Public Utilities Commission of Ohio Chairman Asim Haque discussed an issue raised by several regulators: that DER should not be compensated twice — in retail and wholesale markets — for providing the same services.
But Haque added that DER owners and operators should be left to decide how they choose to be compensated for behind-the-meter DER, such as staying on a net metering tariff or participating in the wholesale market through aggregation if that is more profitable.
“Their goal is to maximize the value of that resource,” he said. “That is acceptable to us as well.”
Ben D’Antonio, counsel for the New England States Committee on Electricity, said distribution utilities in New England are going to drive many of the outcomes as DER resources are added, but “the operational impacts are not known at this time.”
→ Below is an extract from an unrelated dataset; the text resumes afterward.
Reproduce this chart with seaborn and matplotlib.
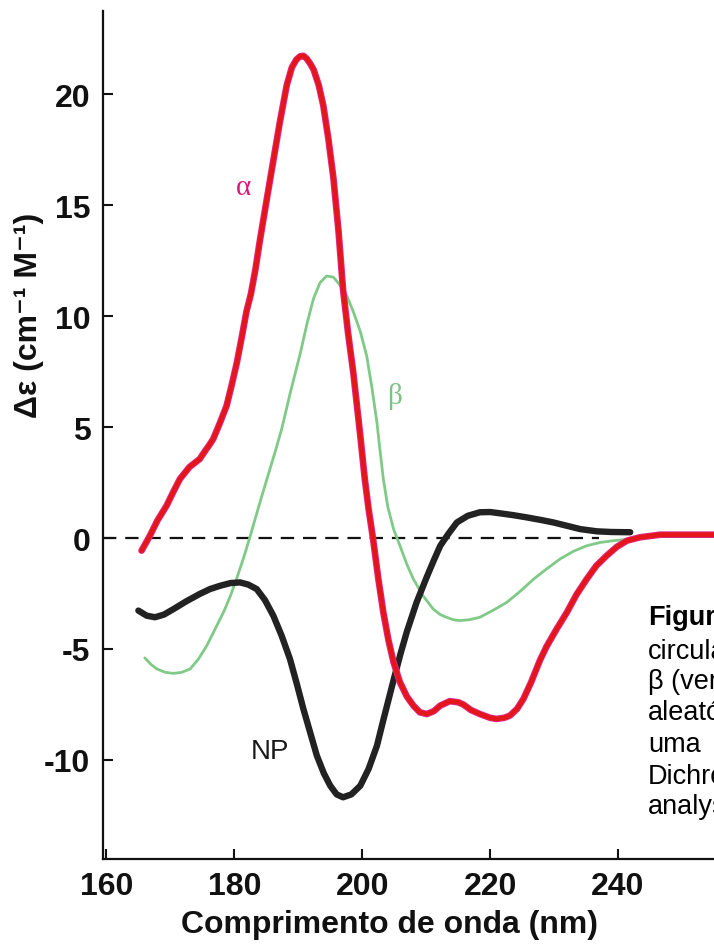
import matplotlib
matplotlib.use("Agg")
import matplotlib.pyplot as plt
import pandas as pd
import seaborn as sns

# CD spectra of the three reference secondary structures (Δε vs wavelength)
alpha_nm = [165.5, 166.8, 168.0, 169.4, 170.5, 171.5, 173.0, 174.6, 175.5, 176.0,
            176.7, 177.7, 178.8, 179.6, 180.4, 181.2, 181.9, 182.6, 183.3, 184.0,
            185.1, 186.1, 187.1, 188.2, 189.0, 189.7, 190.3, 190.8, 191.3, 191.8,
            192.4, 193.2, 193.9, 194.7, 195.5, 196.3, 197.0, 197.8, 198.6, 199.7,
            200.4, 201.0, 201.7, 202.5, 203.3, 204.1, 204.9, 205.9, 207.0, 208.0,
            209.0, 210.1, 211.2, 212.2, 213.7, 215.0, 215.8, 217.0, 218.4, 220.0,
            221.0, 222.2, 223.1, 224.2, 225.2, 226.4, 227.8, 228.8, 230.4, 232.0,
            233.5, 235.1, 236.6, 238.2, 239.8, 241.4, 243.4, 246.6, 250.0, 255.0]
alpha_de = [-0.57, 0.1, 0.8, 1.45, 2.1, 2.66, 3.2, 3.56, 3.95, 4.15,
            4.46, 5.15, 5.96, 6.9, 7.9, 9.1, 10.2, 11.0, 12.1, 13.4,
            15.3, 17.0, 18.7, 20.4, 21.2, 21.55, 21.7, 21.72, 21.6, 21.4,
            21.1, 20.4, 19.5, 18.0, 16.2, 13.8, 11.2, 9.2, 7.46, 4.6,
            2.66, 1.3, -0.05, -1.8, -3.35, -4.6, -5.6, -6.5, -7.15, -7.55,
            -7.85, -7.93, -7.8, -7.55, -7.35, -7.4, -7.5, -7.75, -7.93, -8.1,
            -8.15, -8.1, -8.0, -7.7, -7.25, -6.5, -5.5, -4.9, -4.1, -3.35,
            -2.55, -1.85, -1.25, -0.8, -0.4, -0.12, 0.03, 0.15, 0.15, 0.15]

beta_nm = [166.0, 167.0, 167.9, 169.2, 170.5, 171.8, 173.1, 174.4, 175.7, 177.0,
           178.3, 179.4, 180.4, 181.5, 182.5, 183.8, 185.1, 186.3, 187.4, 188.8,
           190.3, 191.4, 192.4, 193.4, 194.4, 195.5, 196.5, 197.6, 198.6, 199.7,
           200.7, 201.5, 202.3, 202.8, 203.3, 204.0, 204.9, 205.9, 207.0, 208.0,
           209.5, 211.1, 212.2, 213.0, 214.2, 215.3, 216.8, 218.4, 220.5, 222.6,
           224.7, 226.8, 228.8, 230.9, 233.0, 235.1, 237.2, 239.3, 241.9]
beta_de = [-5.4, -5.7, -5.9, -6.05, -6.1, -6.05, -5.9, -5.45, -4.85, -4.1,
           -3.35, -2.6, -1.8, -0.85, 0.1, 1.4, 2.66, 3.8, 4.9, 6.6,
           8.3, 9.7, 10.8, 11.5, 11.8, 11.75, 11.4, 10.9, 10.2, 9.3,
           8.2, 6.8, 5.2, 3.9, 2.66, 1.4, 0.4, -0.35, -1.2, -1.85,
           -2.6, -3.2, -3.45, -3.55, -3.68, -3.72, -3.68, -3.57, -3.25, -2.9,
           -2.4, -1.85, -1.4, -0.95, -0.6, -0.35, -0.2, -0.12, -0.05]

coil_nm = [165.0, 166.3, 167.6, 169.0, 170.5, 172.5, 174.6, 176.2, 177.8, 179.4,
           180.9, 182.2, 183.5, 184.8, 186.1, 187.4, 188.7, 189.8, 190.8, 191.9,
           192.9, 194.0, 195.0, 196.0, 197.0, 198.3, 199.7, 201.0, 202.3, 203.3,
           204.1, 204.9, 206.0, 207.0, 208.5, 210.1, 211.2, 212.2, 213.5, 214.8,
           216.5, 218.4, 220.0, 221.6, 223.6, 225.7, 227.8, 229.9, 232.0, 234.1,
           236.7, 239.0, 241.9]
coil_de = [-3.27, -3.5, -3.57, -3.45, -3.2, -2.85, -2.52, -2.3, -2.15, -2.03,
           -2.0, -2.1, -2.3, -2.8, -3.5, -4.4, -5.45, -6.6, -7.7, -8.8,
           -9.8, -10.6, -11.16, -11.55, -11.68, -11.55, -11.16, -10.4, -9.36, -8.2,
           -7.3, -6.4, -5.2, -4.2, -2.9, -1.75, -1.0, -0.35, 0.2, 0.7,
           1.0, 1.16, 1.17, 1.11, 1.03, 0.93, 0.82, 0.7, 0.55, 0.4,
           0.3, 0.27, 0.26]

x_ticks = [160, 180, 200, 220, 240]
y_ticks = [-10, -5, 0, 5, 10, 15, 20]
x_range = (159.47, 255.0)
y_range = (-14.46, 23.74)
baseline_end = 237.0

caption_lines = ["Figura", "circular", "β (verde)", "aleatória", "uma", "Dichroism", "analysis"]

sns.set_style("ticks")
plt.rcParams["font.family"] = ["Liberation Sans", "DejaVu Sans"]
plt.rcParams["axes.unicode_minus"] = False

fig = plt.figure(figsize=(7.14, 9.45), dpi=100)
ax = fig.add_axes([103 / 714, 85 / 945, 611 / 714, 848 / 945])

df_alpha = pd.DataFrame({"nm": alpha_nm, "de": alpha_de})
df_beta = pd.DataFrame({"nm": beta_nm, "de": beta_de})
df_coil = pd.DataFrame({"nm": coil_nm, "de": coil_de})

# zero baseline
ax.hlines(0, x_range[0], baseline_end, colors="#111111", linewidth=1.6,
          linestyles=(0, (6, 4)), zorder=1)

sns.lineplot(data=df_beta, x="nm", y="de", ax=ax, color="#80ca87", linewidth=2.0,
             sort=False, estimator=None, zorder=2)
sns.lineplot(data=df_coil, x="nm", y="de", ax=ax, color="#222222", linewidth=4.6,
             sort=False, estimator=None, zorder=3, solid_capstyle="round",
             solid_joinstyle="round")
sns.lineplot(data=df_alpha, x="nm", y="de", ax=ax, color="#dc2a82", linewidth=4.8,
             sort=False, estimator=None, zorder=4, solid_capstyle="round",
             solid_joinstyle="round")
sns.lineplot(data=df_alpha, x="nm", y="de", ax=ax, color="#e5161b", linewidth=3.4,
             sort=False, estimator=None, zorder=5, solid_capstyle="round",
             solid_joinstyle="round")

ax.set_xlim(*x_range)
ax.set_ylim(*y_range)
ax.set_xticks(x_ticks)
ax.set_yticks(y_ticks)
ax.set_xlabel("")
ax.set_ylabel("")
ax.tick_params(direction="in", length=7, width=1.5, labelsize=23, pad=9, colors="#111111")
for lbl in ax.get_xticklabels() + ax.get_yticklabels():
    lbl.set_fontweight("bold")

for side in ("top", "right"):
    ax.spines[side].set_visible(False)
for side in ("left", "bottom"):
    ax.spines[side].set_linewidth(1.6)
    ax.spines[side].set_color("#111111")

# curve labels
ax.text(181.4, 15.8, "α", color="#d8187c", fontsize=21, family="Liberation Serif",
        ha="center", va="center")
ax.text(205.1, 6.4, "β", color="#7cc283", fontsize=21, family="Liberation Serif",
        ha="center", va="center")
ax.text(185.6, -9.6, "NP", color="#1a1a1a", fontsize=20, ha="center", va="center")

# axis titles
fig.text(29 / 714, 1 - 315 / 945, "Δε (cm⁻¹ M⁻¹)", rotation=90, ha="center",
         va="center", fontsize=23, fontweight="bold", color="#111111")
fig.text(390 / 714, 1 - 925 / 945, "Comprimento de onda (nm)", ha="center",
         va="center", fontsize=23, fontweight="bold", color="#111111")

# caption beside the plot, running past the right edge of the figure
caption_y = [618, 652, 682, 713, 745, 777, 807]
for i, (line, ypx) in enumerate(zip(caption_lines, caption_y)):
    fig.text(648 / 714, 1 - ypx / 945, line, ha="left", va="center", fontsize=19.5,
             fontweight="bold" if i == 0 else "normal", color="#000000")

fig.savefig("out.png", dpi=100)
“We are actively working on it, but some of ours states have some pretty ambitious goals and others do not,” D’Antonio said. He said it’s unclear how quickly DER will grow in New England, but he thinks the integration effort will need to be consistent with the integration and interconnection requirements of the distribution utilities, who have a “critical gatekeeping role.” Utility decisions will be driven by the tariffs, requirements, and incentives that federal and state regulators put in place, he said.
”We support the idea of DER being able to take part in both wholesale and retail markets,” said Tammy Mitchell, deputy director of the New York State Department of Public Service. But she thinks much work remains to develop the rules and protocols, including the double-payment issue, which could increase ratepayer costs.
D.C. Public Service Commissioner Willie Phillips said he thinks the city can benefit from DER, but “it’s really a resource-by-resource analysis.” The city has seen no negative impact from its load control programs, for example, he said.
“Here in the district, people are dying to get at this,” but the compensation issue must be solved first, Phillips said.